▶ Exercise requirements
Do not copy the pictures; transcribe all other material exactly.

* START *

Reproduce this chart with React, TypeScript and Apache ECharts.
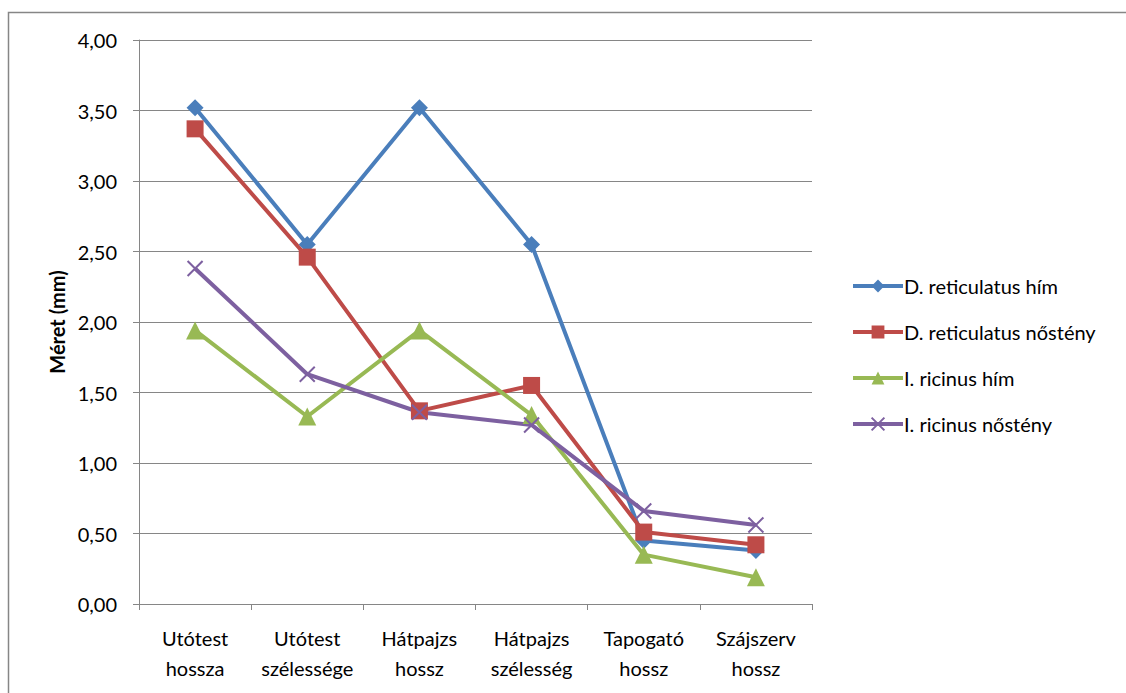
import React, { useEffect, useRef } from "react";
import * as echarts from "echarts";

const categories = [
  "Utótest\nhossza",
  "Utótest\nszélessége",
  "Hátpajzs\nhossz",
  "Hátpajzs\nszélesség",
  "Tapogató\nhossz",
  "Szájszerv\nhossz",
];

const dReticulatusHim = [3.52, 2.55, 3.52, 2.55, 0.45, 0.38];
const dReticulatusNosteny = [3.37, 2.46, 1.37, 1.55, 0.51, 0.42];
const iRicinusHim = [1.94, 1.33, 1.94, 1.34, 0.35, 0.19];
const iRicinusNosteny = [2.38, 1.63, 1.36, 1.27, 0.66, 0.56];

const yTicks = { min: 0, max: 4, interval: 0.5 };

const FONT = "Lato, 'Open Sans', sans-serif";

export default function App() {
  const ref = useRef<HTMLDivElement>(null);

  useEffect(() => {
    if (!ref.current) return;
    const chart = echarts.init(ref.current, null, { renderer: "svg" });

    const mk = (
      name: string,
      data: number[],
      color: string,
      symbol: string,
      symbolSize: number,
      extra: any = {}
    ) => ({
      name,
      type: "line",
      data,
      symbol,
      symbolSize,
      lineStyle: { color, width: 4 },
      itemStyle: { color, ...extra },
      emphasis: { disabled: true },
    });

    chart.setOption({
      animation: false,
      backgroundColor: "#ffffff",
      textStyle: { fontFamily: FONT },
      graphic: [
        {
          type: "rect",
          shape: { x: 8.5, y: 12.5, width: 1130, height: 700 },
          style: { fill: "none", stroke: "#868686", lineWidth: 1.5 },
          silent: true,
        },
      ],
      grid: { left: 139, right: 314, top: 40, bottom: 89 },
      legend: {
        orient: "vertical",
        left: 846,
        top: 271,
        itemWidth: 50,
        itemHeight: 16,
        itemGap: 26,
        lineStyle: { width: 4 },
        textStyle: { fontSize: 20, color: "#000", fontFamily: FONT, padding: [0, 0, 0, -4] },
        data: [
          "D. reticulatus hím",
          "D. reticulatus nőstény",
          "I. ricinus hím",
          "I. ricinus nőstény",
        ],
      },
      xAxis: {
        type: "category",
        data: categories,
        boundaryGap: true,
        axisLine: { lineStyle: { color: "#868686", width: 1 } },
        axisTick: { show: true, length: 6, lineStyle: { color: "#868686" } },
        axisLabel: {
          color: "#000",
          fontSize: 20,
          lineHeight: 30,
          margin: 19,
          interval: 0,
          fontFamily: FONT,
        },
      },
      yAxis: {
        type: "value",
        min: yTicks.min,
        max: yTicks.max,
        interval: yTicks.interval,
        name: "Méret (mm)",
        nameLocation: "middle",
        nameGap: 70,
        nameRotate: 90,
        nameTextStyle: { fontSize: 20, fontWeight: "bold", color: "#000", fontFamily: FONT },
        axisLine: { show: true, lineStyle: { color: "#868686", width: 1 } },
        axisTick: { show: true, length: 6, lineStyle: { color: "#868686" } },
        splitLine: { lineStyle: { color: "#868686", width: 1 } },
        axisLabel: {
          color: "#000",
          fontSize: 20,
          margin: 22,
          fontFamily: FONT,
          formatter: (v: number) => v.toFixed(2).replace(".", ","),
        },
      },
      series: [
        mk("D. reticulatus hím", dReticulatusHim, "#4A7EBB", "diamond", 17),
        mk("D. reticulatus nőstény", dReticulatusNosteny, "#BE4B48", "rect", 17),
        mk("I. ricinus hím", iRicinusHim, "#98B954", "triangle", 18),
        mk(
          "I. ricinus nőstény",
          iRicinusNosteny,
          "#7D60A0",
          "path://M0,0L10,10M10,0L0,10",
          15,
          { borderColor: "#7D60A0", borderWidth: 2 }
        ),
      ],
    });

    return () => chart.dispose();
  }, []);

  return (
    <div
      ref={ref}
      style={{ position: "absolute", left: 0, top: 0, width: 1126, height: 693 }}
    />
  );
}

* END *

▶ Output
Reproduce this chart with React, TypeScript and Apache ECharts.
import React, { useEffect, useRef } from "react";
import * as echarts from "echarts";

const categories = [
  "Utótest\nhossza",
  "Utótest\nszélessége",
  "Hátpajzs\nhossz",
  "Hátpajzs\nszélesség",
  "Tapogató\nhossz",
  "Szájszerv\nhossz",
];

const dReticulatusHim = [3.52, 2.55, 3.52, 2.55, 0.45, 0.38];
const dReticulatusNosteny = [3.37, 2.46, 1.37, 1.55, 0.51, 0.42];
const iRicinusHim = [1.94, 1.33, 1.94, 1.34, 0.35, 0.19];
const iRicinusNosteny = [2.38, 1.63, 1.36, 1.27, 0.66, 0.56];

const yTicks = { min: 0, max: 4, interval: 0.5 };

const FONT = "Lato, 'Open Sans', sans-serif";

export default function App() {
  const ref = useRef<HTMLDivElement>(null);

  useEffect(() => {
    if (!ref.current) return;
    const chart = echarts.init(ref.current, null, { renderer: "svg" });

    const mk = (
      name: string,
      data: number[],
      color: string,
      symbol: string,
      symbolSize: number,
      extra: any = {}
    ) => ({
      name,
      type: "line",
      data,
      symbol,
      symbolSize,
      lineStyle: { color, width: 4 },
      itemStyle: { color, ...extra },
      emphasis: { disabled: true },
    });

    chart.setOption({
      animation: false,
      backgroundColor: "#ffffff",
      textStyle: { fontFamily: FONT },
      graphic: [
        {
          type: "rect",
          shape: { x: 8.5, y: 12.5, width: 1130, height: 700 },
          style: { fill: "none", stroke: "#868686", lineWidth: 1.5 },
          silent: true,
        },
      ],
      grid: { left: 139, right: 314, top: 40, bottom: 89 },
      legend: {
        orient: "vertical",
        left: 846,
        top: 271,
        itemWidth: 50,
        itemHeight: 16,
        itemGap: 26,
        lineStyle: { width: 4 },
        textStyle: { fontSize: 20, color: "#000", fontFamily: FONT, padding: [0, 0, 0, -4] },
        data: [
          "D. reticulatus hím",
          "D. reticulatus nőstény",
          "I. ricinus hím",
          "I. ricinus nőstény",
        ],
      },
      xAxis: {
        type: "category",
        data: categories,
        boundaryGap: true,
        axisLine: { lineStyle: { color: "#868686", width: 1 } },
        axisTick: { show: true, length: 6, lineStyle: { color: "#868686" } },
        axisLabel: {
          color: "#000",
          fontSize: 20,
          lineHeight: 30,
          margin: 19,
          interval: 0,
          fontFamily: FONT,
        },
      },
      yAxis: {
        type: "value",
        min: yTicks.min,
        max: yTicks.max,
        interval: yTicks.interval,
        name: "Méret (mm)",
        nameLocation: "middle",
        nameGap: 70,
        nameRotate: 90,
        nameTextStyle: { fontSize: 20, fontWeight: "bold", color: "#000", fontFamily: FONT },
        axisLine: { show: true, lineStyle: { color: "#868686", width: 1 } },
        axisTick: { show: true, length: 6, lineStyle: { color: "#868686" } },
        splitLine: { lineStyle: { color: "#868686", width: 1 } },
        axisLabel: {
          color: "#000",
          fontSize: 20,
          margin: 22,
          fontFamily: FONT,
          formatter: (v: number) => v.toFixed(2).replace(".", ","),
        },
      },
      series: [
        mk("D. reticulatus hím", dReticulatusHim, "#4A7EBB", "diamond", 17),
        mk("D. reticulatus nőstény", dReticulatusNosteny, "#BE4B48", "rect", 17),
        mk("I. ricinus hím", iRicinusHim, "#98B954", "triangle", 18),
        mk(
          "I. ricinus nőstény",
          iRicinusNosteny,
          "#7D60A0",
          "path://M0,0L10,10M10,0L0,10",
          15,
          { borderColor: "#7D60A0", borderWidth: 2 }
        ),
      ],
    });

    return () => chart.dispose();
  }, []);

  return (
    <div
      ref={ref}
      style={{ position: "absolute", left: 0, top: 0, width: 1126, height: 693 }}
    />
  );
}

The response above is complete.